— START SOURCE EXCERPT —
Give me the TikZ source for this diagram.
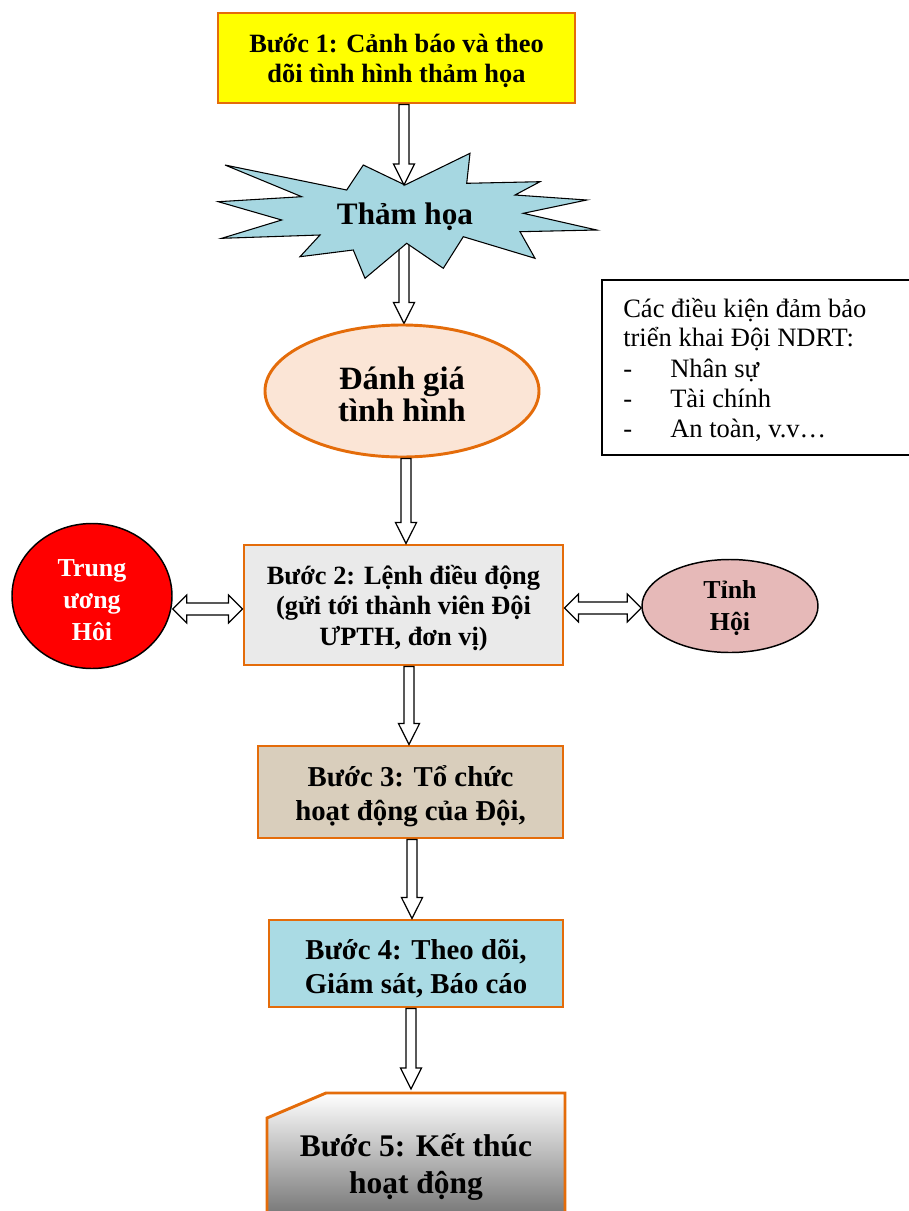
\documentclass[tikz,border=0pt]{standalone}
\usepackage{fontspec}
\setmainfont{Liberation Serif}
\usetikzlibrary{calc,backgrounds,shapes.geometric}
\definecolor{org}{RGB}{228,108,10}
\definecolor{yel}{RGB}{255,255,0}
\definecolor{peach}{RGB}{251,229,214}
\definecolor{pinkf}{RGB}{230,185,184}
\definecolor{greyf}{RGB}{234,234,234}
\definecolor{beige}{RGB}{217,206,188}
\definecolor{lblue}{RGB}{170,219,228}
\definecolor{bblue}{RGB}{166,215,225}
\definecolor{dgrey}{RGB}{118,118,118}
\tikzset{
  blk/.style={draw=black, fill=white, line width=0.9pt, line join=miter},
  stepbox/.style={draw=org, line width=2.2pt, inner sep=0pt},
  oval/.style={ellipse, inner sep=0pt},
  txt/.style={inner sep=0pt, align=center},
  fA/.style={txt, font=\fontsize{19.8}{23}\selectfont\bfseries},
  fB/.style={txt, font=\fontsize{21.6}{25.5}\selectfont\bfseries},
  fC/.style={txt, font=\fontsize{23.6}{27.5}\selectfont\bfseries},
  fD/.style={txt, font=\fontsize{23.4}{24}\selectfont\bfseries},
  fL/.style={txt, font=\fontsize{24.4}{24}\selectfont\bfseries},
  fE/.style={txt, font=\fontsize{19.4}{24}\selectfont\bfseries},
  fR/.style={font=\fontsize{19.9}{20.6}\selectfont, inner sep=0pt, anchor=base west},
}
\newcommand\vblk[3]{\draw[blk] let \p0=(#1,0), \p1=(#2), \p2=(#3) in
  (\x0-3.75pt,\y1) -- (\x0-3.75pt,\y2+15.75pt) -- (\x0-7.9pt,\y2+15.75pt) -- (\x0,\y2)
  -- (\x0+7.9pt,\y2+15.75pt) -- (\x0+3.75pt,\y2+15.75pt) -- (\x0+3.75pt,\y1) -- cycle;}
\newcommand\hblk[3]{\draw[blk] let \p0=(0,#1), \p1=(#2), \p2=(#3) in
  (\x1,\y0) -- (\x1+10.5pt,\y0+10.5pt) -- (\x1+10.5pt,\y0+4.5pt) -- (\x2-10.5pt,\y0+4.5pt)
  -- (\x2-10.5pt,\y0+10.5pt) -- (\x2,\y0) -- (\x2-10.5pt,\y0-10.5pt) -- (\x2-10.5pt,\y0-4.5pt)
  -- (\x1+10.5pt,\y0-4.5pt) -- (\x1+10.5pt,\y0-10.5pt) -- cycle;}
\begin{document}
\begin{tikzpicture}[x=0.75pt, y=-0.75pt]
\useasboundingbox (0,0) rectangle (909,1211);
\clip (0,0) rectangle (909,1211);

% Step 1
\node[stepbox, fill=yel, minimum width=267.75pt, minimum height=67.5pt] (b1) at (396.5,58) {};
\node[fA] (b1t) at ($(b1.center)+(0,3)$) {Bước 1: Cảnh báo và theo\\dõi tình hình thảm họa};

% starburst
\draw[black, line width=0.8pt, fill=bblue, line join=miter]
  (225,165) -- (346.7,190) -- (363.3,165) -- (405,185) -- (470,153.3) -- (466.7,183.3)
  -- (540,181.7) -- (515,195) -- (586.7,200) -- (523.3,213.3) -- (596.7,230)
  -- (520,231.7) -- (535,258.3) -- (463.3,236.7) -- (443.3,268.3) -- (406.7,243.3)
  -- (365,278.3) -- (353.3,250) -- (300,256.7) -- (320,235) -- (221.7,238.3)
  -- (281.7,220) -- (218.3,201.7) -- (301.7,196.7) -- cycle;
\node[fD] (burst) at (405,217) {Thảm họa};
\coordinate (notch) at (404,185);

% assessment ellipse
\node[oval, draw=org, line width=2.2pt, fill=peach, minimum width=205.5pt, minimum height=99pt] (ell) at (402,391) {};
\node[fL] (ellt) at ($(ell.center)+(0,3)$) {Đánh giá\\tình hình};

% conditions box
\draw[black, line width=1.5pt] (915,280) -- (602,280) -- (602,455) -- (915,455);
\coordinate (cond) at (602,280);
\node[fR] (c1) at (623,317) {Các điều kiện đảm bảo};
\node[fR] (c2) at (623,346) {triển khai Đội NDRT:};
\node[fR] (c3) at (623,377) {\makebox[35.25pt][l]{-}Nhân sự};
\node[fR] (c4) at (623,407) {\makebox[35.25pt][l]{-}Tài chính};
\node[fR] (c5) at (623,437) {\makebox[35.25pt][l]{-}An toàn, v.v…};

% Step 2
\node[stepbox, fill=greyf, minimum width=239.25pt, minimum height=90pt] (b2) at (403.5,605) {};
\node[fA] (b2t) at ($(b2.center)+(0,3)$) {Bước 2: Lệnh điều động\\(gửi tới thành viên Đội\\ƯPTH, đơn vị)};

% side ovals
\node[oval, draw=black, line width=1.1pt, fill=red, minimum width=120pt, minimum height=108.75pt] (tw) at (92,596) {};
\node[fE, text=white] (twt) at ($(tw.center)+(0,4)$) {Trung\\ương\\Hôi};
\node[oval, draw=black, line width=1.1pt, fill=pinkf, minimum width=132pt, minimum height=69.75pt] (th) at (730,606) {};
\node[fE] (tht) at ($(th.center)+(0,2)$) {Tỉnh\\Hội};

% Step 3
\node[stepbox, fill=beige, minimum width=228.75pt, minimum height=69pt] (b3) at (410.5,792) {};
\node[fB] (b3t) at ($(b3.center)+(0,4)$) {Bước 3: Tổ chức\\hoạt động của Đội,};

% Step 4
\node[stepbox, fill=lblue, minimum width=220.5pt, minimum height=65.25pt] (b4) at (416,963.5) {};
\node[fB] (b4t) at ($(b4.center)+(0,5)$) {Bước 4: Theo dõi,\\Giám sát, Báo cáo};

% Step 5
\shade[top color=white, bottom color=dgrey] (267,1118) -- (326,1093) -- (565,1093) -- (565,1216) -- (267,1216) -- cycle;
\draw[org, line width=2.2pt] (267,1216) -- (267,1118) -- (326,1093) -- (565,1093) -- (565,1216);
\node[fC] (b5) at (416,1167) {Bước 5: Kết thúc\\hoạt động};
\coordinate (b5top) at (411,1089);

% arrows
\vblk{404}{b1.south}{notch}
\begin{pgfonlayer}{background}
\vblk{404}{burst.center}{ell.north}
\end{pgfonlayer}
\vblk{406}{ell.south}{b2.north}
\vblk{409}{b2.south}{b3.north}
\vblk{412}{b3.south}{b4.north}
\vblk{411}{b4.south}{b5top}
\hblk{609}{tw.east}{b2.west}
\hblk{608}{b2.east}{th.west}
\end{tikzpicture}
\end{document}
— END SOURCE EXCERPT —
* WORK TO COMPLETE *
Would you return the data exactly as written, without the pictures?

* SOLUTION TO THE PROBLEM *
Give me the TikZ source for this diagram.
\documentclass[tikz,border=0pt]{standalone}
\usepackage{fontspec}
\setmainfont{Liberation Serif}
\usetikzlibrary{calc,backgrounds,shapes.geometric}
\definecolor{org}{RGB}{228,108,10}
\definecolor{yel}{RGB}{255,255,0}
\definecolor{peach}{RGB}{251,229,214}
\definecolor{pinkf}{RGB}{230,185,184}
\definecolor{greyf}{RGB}{234,234,234}
\definecolor{beige}{RGB}{217,206,188}
\definecolor{lblue}{RGB}{170,219,228}
\definecolor{bblue}{RGB}{166,215,225}
\definecolor{dgrey}{RGB}{118,118,118}
\tikzset{
  blk/.style={draw=black, fill=white, line width=0.9pt, line join=miter},
  stepbox/.style={draw=org, line width=2.2pt, inner sep=0pt},
  oval/.style={ellipse, inner sep=0pt},
  txt/.style={inner sep=0pt, align=center},
  fA/.style={txt, font=\fontsize{19.8}{23}\selectfont\bfseries},
  fB/.style={txt, font=\fontsize{21.6}{25.5}\selectfont\bfseries},
  fC/.style={txt, font=\fontsize{23.6}{27.5}\selectfont\bfseries},
  fD/.style={txt, font=\fontsize{23.4}{24}\selectfont\bfseries},
  fL/.style={txt, font=\fontsize{24.4}{24}\selectfont\bfseries},
  fE/.style={txt, font=\fontsize{19.4}{24}\selectfont\bfseries},
  fR/.style={font=\fontsize{19.9}{20.6}\selectfont, inner sep=0pt, anchor=base west},
}
\newcommand\vblk[3]{\draw[blk] let \p0=(#1,0), \p1=(#2), \p2=(#3) in
  (\x0-3.75pt,\y1) -- (\x0-3.75pt,\y2+15.75pt) -- (\x0-7.9pt,\y2+15.75pt) -- (\x0,\y2)
  -- (\x0+7.9pt,\y2+15.75pt) -- (\x0+3.75pt,\y2+15.75pt) -- (\x0+3.75pt,\y1) -- cycle;}
\newcommand\hblk[3]{\draw[blk] let \p0=(0,#1), \p1=(#2), \p2=(#3) in
  (\x1,\y0) -- (\x1+10.5pt,\y0+10.5pt) -- (\x1+10.5pt,\y0+4.5pt) -- (\x2-10.5pt,\y0+4.5pt)
  -- (\x2-10.5pt,\y0+10.5pt) -- (\x2,\y0) -- (\x2-10.5pt,\y0-10.5pt) -- (\x2-10.5pt,\y0-4.5pt)
  -- (\x1+10.5pt,\y0-4.5pt) -- (\x1+10.5pt,\y0-10.5pt) -- cycle;}
\begin{document}
\begin{tikzpicture}[x=0.75pt, y=-0.75pt]
\useasboundingbox (0,0) rectangle (909,1211);
\clip (0,0) rectangle (909,1211);

% Step 1
\node[stepbox, fill=yel, minimum width=267.75pt, minimum height=67.5pt] (b1) at (396.5,58) {};
\node[fA] (b1t) at ($(b1.center)+(0,3)$) {Bước 1: Cảnh báo và theo\\dõi tình hình thảm họa};

% starburst
\draw[black, line width=0.8pt, fill=bblue, line join=miter]
  (225,165) -- (346.7,190) -- (363.3,165) -- (405,185) -- (470,153.3) -- (466.7,183.3)
  -- (540,181.7) -- (515,195) -- (586.7,200) -- (523.3,213.3) -- (596.7,230)
  -- (520,231.7) -- (535,258.3) -- (463.3,236.7) -- (443.3,268.3) -- (406.7,243.3)
  -- (365,278.3) -- (353.3,250) -- (300,256.7) -- (320,235) -- (221.7,238.3)
  -- (281.7,220) -- (218.3,201.7) -- (301.7,196.7) -- cycle;
\node[fD] (burst) at (405,217) {Thảm họa};
\coordinate (notch) at (404,185);

% assessment ellipse
\node[oval, draw=org, line width=2.2pt, fill=peach, minimum width=205.5pt, minimum height=99pt] (ell) at (402,391) {};
\node[fL] (ellt) at ($(ell.center)+(0,3)$) {Đánh giá\\tình hình};

% conditions box
\draw[black, line width=1.5pt] (915,280) -- (602,280) -- (602,455) -- (915,455);
\coordinate (cond) at (602,280);
\node[fR] (c1) at (623,317) {Các điều kiện đảm bảo};
\node[fR] (c2) at (623,346) {triển khai Đội NDRT:};
\node[fR] (c3) at (623,377) {\makebox[35.25pt][l]{-}Nhân sự};
\node[fR] (c4) at (623,407) {\makebox[35.25pt][l]{-}Tài chính};
\node[fR] (c5) at (623,437) {\makebox[35.25pt][l]{-}An toàn, v.v…};

% Step 2
\node[stepbox, fill=greyf, minimum width=239.25pt, minimum height=90pt] (b2) at (403.5,605) {};
\node[fA] (b2t) at ($(b2.center)+(0,3)$) {Bước 2: Lệnh điều động\\(gửi tới thành viên Đội\\ƯPTH, đơn vị)};

% side ovals
\node[oval, draw=black, line width=1.1pt, fill=red, minimum width=120pt, minimum height=108.75pt] (tw) at (92,596) {};
\node[fE, text=white] (twt) at ($(tw.center)+(0,4)$) {Trung\\ương\\Hôi};
\node[oval, draw=black, line width=1.1pt, fill=pinkf, minimum width=132pt, minimum height=69.75pt] (th) at (730,606) {};
\node[fE] (tht) at ($(th.center)+(0,2)$) {Tỉnh\\Hội};

% Step 3
\node[stepbox, fill=beige, minimum width=228.75pt, minimum height=69pt] (b3) at (410.5,792) {};
\node[fB] (b3t) at ($(b3.center)+(0,4)$) {Bước 3: Tổ chức\\hoạt động của Đội,};

% Step 4
\node[stepbox, fill=lblue, minimum width=220.5pt, minimum height=65.25pt] (b4) at (416,963.5) {};
\node[fB] (b4t) at ($(b4.center)+(0,5)$) {Bước 4: Theo dõi,\\Giám sát, Báo cáo};

% Step 5
\shade[top color=white, bottom color=dgrey] (267,1118) -- (326,1093) -- (565,1093) -- (565,1216) -- (267,1216) -- cycle;
\draw[org, line width=2.2pt] (267,1216) -- (267,1118) -- (326,1093) -- (565,1093) -- (565,1216);
\node[fC] (b5) at (416,1167) {Bước 5: Kết thúc\\hoạt động};
\coordinate (b5top) at (411,1089);

% arrows
\vblk{404}{b1.south}{notch}
\begin{pgfonlayer}{background}
\vblk{404}{burst.center}{ell.north}
\end{pgfonlayer}
\vblk{406}{ell.south}{b2.north}
\vblk{409}{b2.south}{b3.north}
\vblk{412}{b3.south}{b4.north}
\vblk{411}{b4.south}{b5top}
\hblk{609}{tw.east}{b2.west}
\hblk{608}{b2.east}{th.west}
\end{tikzpicture}
\end{document}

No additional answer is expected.